T13E-06:
Fault welding by pseudotachylyte generation
Monday, 15 December 2014: 2:55 PM
Thomas M Mitchell, University College London, London, United Kingdom, Virginia G Toy, University of Otago, Dunedin, New Zealand, Giulio Di Toro, University of Padua, Padua, Italy and Joerg Renner, Ruhr University Bochum, Bochum, Germany
Abstract:
During earthquakes, frictional melts can localize on slip surfaces and dramatically weaken faults by melt lubrication. Once seismic slip is arrested, the melt cools and solidifies to form pseudotachylyte (PST), the presence of which is commonly used to infer earthquake slip on ancient exhumed faults. Little is known about the effect of solidified melt on the strength of faults directly preceding a subsequent earthquake. We performed triaxial deformation experiments on cores of tonalite (Gole Larghe fault zone, N. Italy) and mylonite (Alpine fault, New Zealand) in order to assess the strength of PST bearing faults in the lab. Three types of sample were prepared for each rock type; intact, sawcut and PST bearing, and were cored so that the sawcut, PST and foliation planes were orientated at 35° to the length of the core and direction of σ1, i.e., a favorable orientation for reactivation. This choice of samples allowed us to compare the strength of ‘pre-earthquake’ fault (sawcut) to a ‘post-earthquake’ fault with solidified frictional melt, and assess their strength relative to intact samples.
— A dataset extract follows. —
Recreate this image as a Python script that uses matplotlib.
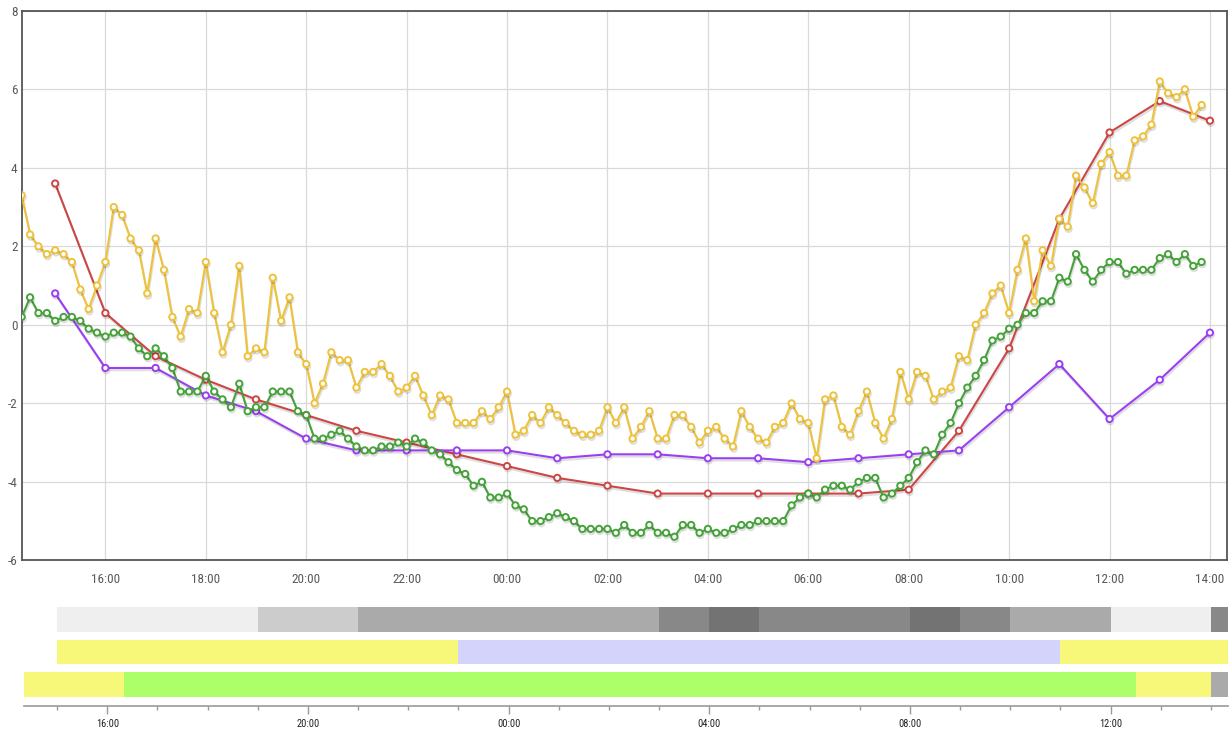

Our results show that PST veins effectively weld fault surfaces together, allowing previously faulted rocks to regain cohesive strengths comparable to that of an intact rock. Shearing of the PST is not favored, but subsequent failure and slip is accommodated on new faults nucleating at other zones of weakness. Thus, the mechanism of coseismic weakening by melt lubrication does not necessarily facilitate long-term interseismic deformation localization, at least at the scale of these experiments. In natural fault zones, PSTs are often found distributed over multiple adjacent fault planes or other zones of weakness such as foliation planes. We also modeled the temperature distribution in and around a PST using an approximation for cooling of a thin, infinite sheet by conduction perpendicular to its margins at ambient temperatures commensurate with the depth of PST formation. Results indicate that such PSTs would have cooled below their solidus in tens of seconds, leading to fault welding in under a minute. Cooled solidified melt patches can potentially act as asperities on faults, where faults can cease to be zones of weakness.